COVID-19 immunity: what we're learning and what we still need to figure out
The coronavirus’ unusual effect on the immune system may complicate vaccine development
When we look for our way out of this pandemic, every safe exit route involves the immune system. Either we'll fight off the virus, and generate immunity, or researchers will develop a vaccine that will provide immunity.
But the more we learn about this coronavirus, the more perilous our road may be to get to these safe exit routes.
According to McMaster University immunologist Dawn Bowdish, research on how our immune system responds to other coronaviruses suggests that a vaccine or exposure to the virus may not provide the kind of lifelong immunity we get with the chickenpox vaccine.
"What we expect based on what we've learned from other related viruses like SARS and MERS is that the immune response will likely fade," she told Quirks & Quarks' host Bob McDonald.
The durability of immunity is critical to understand so we can know when it's safe for recovered individuals to go back to work, especially if they're on the front lines. It's also going to be essential for vaccine research so we can understand how long we might be protected.
But there are paradoxes appearing as we understand more about how we respond to this coronavirus.
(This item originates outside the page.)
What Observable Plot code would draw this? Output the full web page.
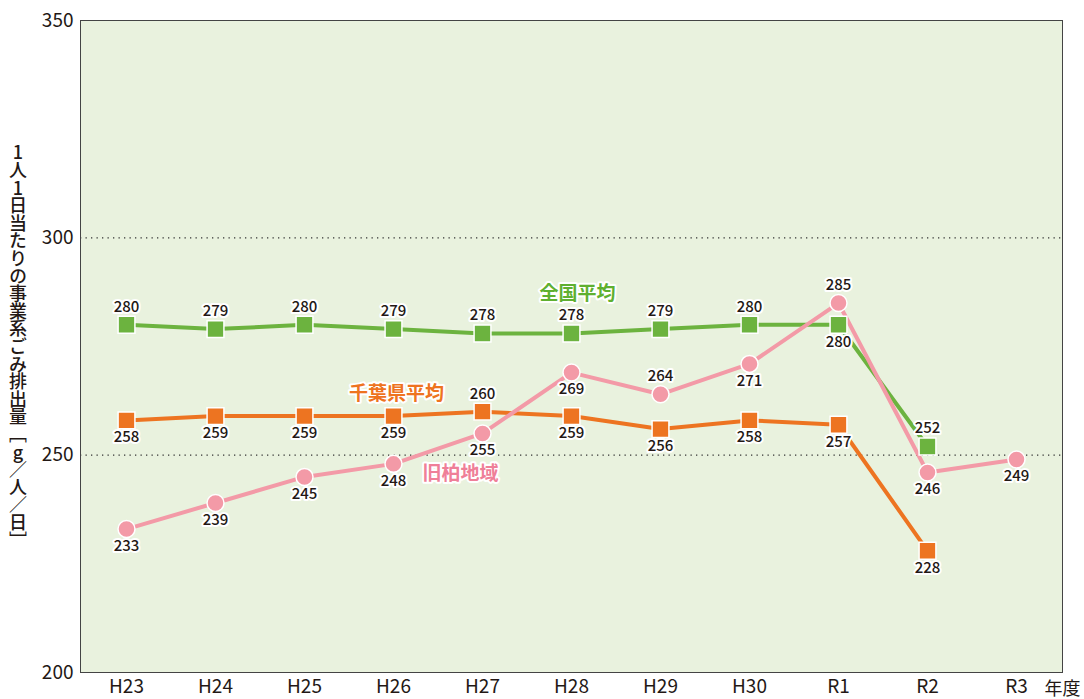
<!DOCTYPE html>
<html>
<head>
<meta charset="utf-8">
<script src="https://cdn.jsdelivr.net/npm/d3@7"></script>
<script src="https://cdn.jsdelivr.net/npm/@observablehq/plot@0.6"></script>
<style>
  html, body { margin: 0; padding: 0; background: #ffffff; }
  #chart { width: 1084px; height: 699px; }
</style>
</head>
<body>
<div id="chart"></div>
<script>
// ---- data ----
const years = ["H23", "H24", "H25", "H26", "H27", "H28", "H29", "H30", "R1", "R2", "R3"];
const zenkoku = [280, 279, 280, 279, 278, 278, 279, 280, 280, 252, null];   // 全国平均
const chiba   = [258, 259, 259, 259, 260, 259, 256, 258, 257, 228, null];   // 千葉県平均
const kashiwa = [233, 239, 245, 248, 255, 269, 264, 271, 285, 246, 249];    // 旧柏地域
const seriesNames = ["全国平均", "千葉県平均", "旧柏地域"];
const yTicks = [200, 250, 300, 350];
const yTitle = "1人1日当たりの事業系ごみ排出量［g／人／日］";
const xUnit = "年度";

// ---- build table ----
const colors = {"全国平均": "#6cb33f", "千葉県平均": "#ed7421", "旧柏地域": "#f39aa7"};
const labelColors = {"全国平均": "#5fb030", "千葉県平均": "#ee7320", "旧柏地域": "#ef7f98"};
const rows = [];
[zenkoku, chiba, kashiwa].forEach((arr, si) => {
  arr.forEach((v, i) => {
    if (v != null) rows.push({series: seriesNames[si], year: years[i], value: v});
  });
});
// label placement: green above, orange/pink below, with exceptions
function above(d) {
  if (d.series === "全国平均") return !(d.year === "R1");
  if (d.series === "千葉県平均") return d.year === "H27";
  return d.year === "R1" || d.year === "H29";
}
const rowsAbove = rows.filter(above);
const rowsBelow = rows.filter(d => !above(d));

// series name labels, anchored in data space
const nameLabels = [
  {series: "全国平均", year: "H28", value: 287.2, dx: 6},
  {series: "千葉県平均", year: "H26", value: 264.0, dx: 3},
  {series: "旧柏地域", year: "H27", value: 245.8, dx: -22}
];

const font = "'Noto Sans CJK JP', 'Noto Sans', sans-serif";
const lineData = s => rows.filter(d => d.series === s);

const plot = Plot.plot({
  width: 1084,
  height: 699,
  marginLeft: 80,
  marginRight: 22,
  marginTop: 20,
  marginBottom: 27,
  style: {fontFamily: font, background: "#ffffff", color: "#231815"},
  x: {type: "point", domain: years, padding: 0.5, label: null, tickSize: 0, tickPadding: 7},
  y: {domain: [200, 350], ticks: yTicks, label: null, tickSize: 0, tickPadding: 7},
  marks: [
    Plot.frame({fill: "#e9f2de", stroke: "none"}),
    Plot.ruleY([250, 300], {stroke: "#333", strokeWidth: 1.3, strokeDasharray: "1.3,4.2"}),
    Plot.frame({stroke: "#444", strokeWidth: 1}),
    Plot.axisY({ticks: yTicks, tickSize: 0, tickPadding: 7, fontSize: 19, label: null}),
    Plot.axisX({tickSize: 0, tickPadding: 7, fontSize: 19, label: null}),
    ...seriesNames.map(s => Plot.line(lineData(s), {x: "year", y: "value", stroke: colors[s], strokeWidth: 4})),
    Plot.dot(rows.filter(d => d.series !== "旧柏地域"), {x: "year", y: "value", symbol: "square", r: 9.5, fill: d => colors[d.series], stroke: "white", strokeWidth: 1.5}),
    Plot.dot(rows.filter(d => d.series === "旧柏地域"), {x: "year", y: "value", symbol: "circle", r: 8.5, fill: d => colors[d.series], stroke: "white", strokeWidth: 1.5}),
    Plot.text(rowsAbove, {x: "year", y: "value", text: d => String(d.value), dy: -18, fontSize: 15, fontWeight: 500, fill: "#231815", stroke: "white", strokeWidth: 4}),
    Plot.text(rowsBelow, {x: "year", y: "value", text: d => String(d.value), dy: 17, fontSize: 15, fontWeight: 500, fill: "#231815", stroke: "white", strokeWidth: 4}),
    ...nameLabels.map(n => Plot.text([n], {x: "year", y: "value", text: "series", dx: n.dx, fontSize: 19, fontWeight: "bold", fill: labelColors[n.series], stroke: "white", strokeWidth: 4})),
    Plot.text([xUnit], {frameAnchor: "bottom-right", text: d => d, dx: 18, dy: 22, fontSize: 18, textAnchor: "end", fill: "#231815"})
  ]
});

document.getElementById("chart").appendChild(plot);

// vertical y-axis title (Japanese vertical writing)
const svg = d3.select(plot);
svg.append("text")
  .attr("x", 18)
  .attr("y", 346)
  .attr("text-anchor", "middle")
  .attr("fill", "#231815")
  .attr("font-size", 18)
  .attr("font-weight", 500)
  .attr("font-family", font)
  .style("writing-mode", "vertical-rl")
  .style("text-orientation", "upright")
  .style("letter-spacing", "-0.4px")
  .text(yTitle);
</script>
</body>
</html>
For one thing Bowdish said the strength of immune response in patients who died from COVID-19 looks very similar to the response in those who lived.
"They had the same levels of antibodies, which are one feature that generally gets rid of a virus, but they also have one major difference in their immune response," she cautioned.
Immune cells going where they don't belong
Scientists studying autopsy samples from people who died from COVID-19 found that an important set of immune cells is active — but possibly in the wrong place. These are T cells which are part of the adaptive immune system that can learn to recognize and attack viruses with great precision.
"It looks — to all the world — that those cells are ending up in the lungs and helping clog the air exchange in the lungs," said Bowdish.
"If these T cells get inappropriately activated, they sort of lose their precision and so there is a lot of collateral damage. And that looks like it might be part of the problem in this infection," added Bowdish.
What this may mean for vaccine development
For years, the focus of most vaccine development was to elicit antibodies that could neutralize viral pathogens by binding to them and preventing them from infecting our cells.
That strategy has worked with many viruses. Tetanus might be a good example as Bowdish expects that vaccine may provide the same type of immunity that we may see with the COVID-coronavirus.
With the Tetanus vaccine, "the antibodies do exactly what they're supposed to do — they bind, they stop the toxin from making us sick."
But at the moment, we still don't know enough about the specific antibody response to the COVID-19 virus to know how well they stick to the virus to prevent them from entering our cells, nor how well they do their job of clearing the virus.
The worry for Bowdish when it comes to our ability to develop a vaccine is that we're dealing with another virus like HIV.
"We actually make tons of antibodies to the HIV virus if we're infected, but none of those cells stick in a way that they stop the virus from infecting," she said about HIV's antibody response, which she called "completely useless."
She's hoping she and other scientists can find a "magic bullet" antibody that will prevent the virus from infecting our cells.